KATE Shemirani, a woman with whose views I profoundly disagree and whose style of oratory I find unpleasant has, according to the UK press been ‘struck off’ the nursing register; even the Nursing Times reported this.
In fact, she has not been stuck off, she has had her interim suspension extended for another 18 months in a letter to her from the Nursing & Midwifery Council (NMC). If she does not lodge an appeal within 28 days of receiving the letter—dated 28 May—she will then, indeed, be struck off.
This seems like the last in a litany of appalling treatment meted out to Ms Shemirani by the police, the press and now her profession. She has had her house raided and her computer removed. She has been arrested and detained in police cells and she is estranged from her son on the basis of an interview he gave to the press.
She has not been dealt with this way due to any clinical malpractice, however, but for expressing her anti-vaccination views. Specifically, she has been taken to task for posting comments and videos on social media, speaking at public protests (I have shared a virtual platform with her) and giving interviews. While these views are in contradiction of current public health advice and do cast her nursing colleagues in a bad light and could clearly be a matter of concern for our professional nursing body, the issue at stake here is quite simple: free speech.
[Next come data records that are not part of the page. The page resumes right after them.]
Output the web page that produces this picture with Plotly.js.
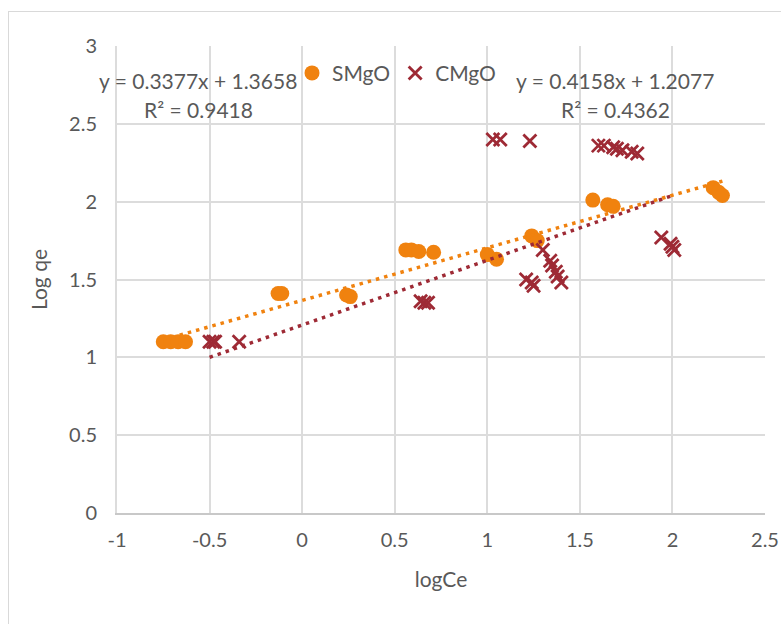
<!DOCTYPE html>
<html>
<head>
<meta charset="utf-8">
<script src="https://cdn.plot.ly/plotly-3.0.1.min.js"></script>
<style>
  html, body { margin: 0; padding: 0; background: #fff; }
  #frame { position: absolute; left: 8px; top: 11px; width: 800px; height: 700px;
           border-left: 1px solid #D9D9D9; border-top: 1px solid #D9D9D9; }
  #chart { position: absolute; left: 0; top: 0; width: 781px; height: 624px; }
</style>
</head>
<body>
<div id="frame"></div>
<div id="chart"></div>
<script>
// ---- data ----
const smgoX = [-0.75, -0.71, -0.67, -0.63, -0.13, -0.11, 0.24, 0.26, 0.56, 0.59, 0.63, 0.71,
               1.00, 1.05, 1.24, 1.27, 1.57, 1.65, 1.68, 2.22, 2.25, 2.27];
const smgoY = [1.10, 1.10, 1.10, 1.10, 1.41, 1.41, 1.40, 1.39, 1.69, 1.69, 1.68, 1.675,
               1.66, 1.63, 1.78, 1.75, 2.01, 1.98, 1.97, 2.09, 2.06, 2.04];

const cmgoX = [-0.50, -0.48, -0.47, -0.34, 0.64, 0.66, 0.68, 1.03, 1.07, 1.23,
               1.60, 1.63, 1.68, 1.70, 1.73, 1.78, 1.81,
               1.21, 1.24, 1.25, 1.30, 1.34, 1.35, 1.37, 1.38, 1.40,
               1.94, 1.99, 2.00, 2.01];
const cmgoY = [1.10, 1.10, 1.10, 1.10, 1.36, 1.35, 1.35, 2.40, 2.40, 2.39,
               2.36, 2.36, 2.35, 2.34, 2.33, 2.32, 2.31,
               1.50, 1.48, 1.46, 1.69, 1.62, 1.59, 1.55, 1.52, 1.48,
               1.77, 1.73, 1.71, 1.69];

const seriesNames = ["SMgO", "CMgO"];
const trendSlopes = [0.3377, 0.4158];
const trendIntercepts = [1.3658, 1.2077];
const trendR2 = ["0.9418", "0.4362"];

const xTicks = [-1, -0.5, 0, 0.5, 1, 1.5, 2, 2.5];
const yTicks = [0, 0.5, 1, 1.5, 2, 2.5, 3];

// ---- styling ----
const orange = "#F0820F";
const darkRed = "#9E2A35";
const textGray = "#595959";
const gridGray = "#DCDCDC";
const fontFam = "Lato, 'Open Sans', sans-serif";

function trendTrace(xs, m, b, color) {
  const tx = [Math.min(...xs), Math.max(...xs)];
  const ty = tx.map(v => m * v + b);
  return { x: tx, y: ty, mode: "lines", type: "scatter", showlegend: false, hoverinfo: "skip",
           line: { color: color, width: 3.5, dash: "3.5px,5px" } };
}

const traces = [
  { x: smgoX, y: smgoY, name: seriesNames[0], mode: "markers", type: "scatter",
    marker: { color: orange, size: 15, symbol: "circle" } },
  { x: cmgoX, y: cmgoY, name: seriesNames[1], mode: "markers", type: "scatter",
    marker: { color: darkRed, size: 13, symbol: "x-thin", line: { color: darkRed, width: 2.8 } } },
  trendTrace(smgoX, trendSlopes[0], trendIntercepts[0], orange),
  trendTrace(cmgoX, trendSlopes[1], trendIntercepts[1], darkRed)
];

function fmtSigned(b) { return (b >= 0 ? "+ " : "- ") + Math.abs(b).toFixed(4); }

const annFont = { size: 21, color: textGray };
const layout = {
  width: 781, height: 624,
  paper_bgcolor: "rgba(0,0,0,0)", plot_bgcolor: "rgba(0,0,0,0)",
  margin: { l: 117, r: 16, t: 46, b: 111 },
  font: { family: fontFam, color: textGray, size: 20 },
  showlegend: true,
  legend: { orientation: "h", x: (292 - 117) / 648, y: 2.825 / 3, xanchor: "left", yanchor: "middle",
            font: { size: 21, color: textGray }, bgcolor: "rgba(0,0,0,0)", itemwidth: 30, tracegroupgap: 0 },
  xaxis: {
    range: [-1, 2.5], tickvals: xTicks, ticktext: xTicks.map(String),
    showgrid: true, gridcolor: gridGray, gridwidth: 2,
    zeroline: false, showline: true, linecolor: "#C8C8C8", linewidth: 2,
    ticks: "", tickfont: { size: 20, color: textGray }, ticklabelstandoff: 8,
    title: { text: "logCe", font: { size: 21, color: textGray }, standoff: 22 }
  },
  yaxis: {
    range: [0, 3], tickvals: yTicks, ticktext: yTicks.map(String),
    showgrid: true, gridcolor: gridGray, gridwidth: 2,
    zeroline: false, showline: true, linecolor: gridGray, linewidth: 2,
    ticks: "", tickfont: { size: 20, color: textGray }, ticklabelstandoff: 14,
    title: { text: "Log qe", font: { size: 21, color: textGray }, standoff: 16 }
  },
  annotations: [
    { x: -0.56, y: 2.78, xref: "x", yref: "y", showarrow: false, align: "center",
      text: "y = " + trendSlopes[0] + "x " + fmtSigned(trendIntercepts[0]), font: annFont },
    { x: -0.56, y: 2.59, xref: "x", yref: "y", showarrow: false, align: "center",
      text: "R² = " + trendR2[0], font: annFont },
    { x: 1.69, y: 2.78, xref: "x", yref: "y", showarrow: false, align: "center",
      text: "y = " + trendSlopes[1] + "x " + fmtSigned(trendIntercepts[1]), font: annFont },
    { x: 1.69, y: 2.59, xref: "x", yref: "y", showarrow: false, align: "center",
      text: "R² = " + trendR2[1], font: annFont }
  ]
};

Plotly.newPlot("chart", traces, layout, { displayModeBar: false, staticPlot: true });
</script>
</body>
</html>
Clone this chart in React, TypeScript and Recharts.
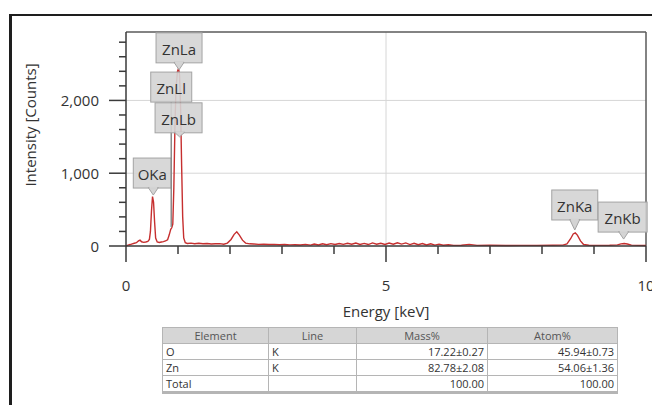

It is a glaring example of how our basic freedoms, assumed as subjects of Her Majesty the Queen, have been eroded in the wake of the tremendous overreaction by the government and public health bodies to the COVID-19 pandemic. Along with the freedom to express our views, provided they do not incite to violence or hate, our freedoms of movement and association have also been curtailed.
As explained by Peter Hitchens once freedoms are removed, they can never be restored; they may be returned to us as rights. But then they are no longer our freedoms, merely rights that can subsequently be removed by the government again whenever they consider it necessary.
Moreover, this can and has been done by decree and not by the usual democratic processes.
I do believe that Kate Shemirani peddles inaccurate opinions and does her own cause no good in the process. She claims, for example, that no vaccine has ever been proved to work. This is demonstrably untrue. She also says that the government want to kill us by means of vaccines and even that the vaccine will kill us. As a recipient of both doses of one of the COVID-19 vaccines and knowing dozens of others personally who have also been vaccinated, this is another wildly mendacious claim.
Therefore, while I simply cannot and do not support Kate Shemirani’s views on vaccines and many other aspects of her world view such as naturopathy I do, along with Voltaire, defend her right to express them. If Kate were to be struck off for endangering the public by specifically, in her nursing practice, providing patients with misleading or dangerous information I could understand her being investigated by the NMC and, indeed, have written to that effect. We are an evidence-based profession and expected to practice based on evidence.
My distinctions here may seem subtle, but they are not. If we stifle opinion, then we lose the opportunity to argue. If we silence, then we merely suggest to those on the fence that we have something to hide. If they silence Kate Shemirani then who will they come after next?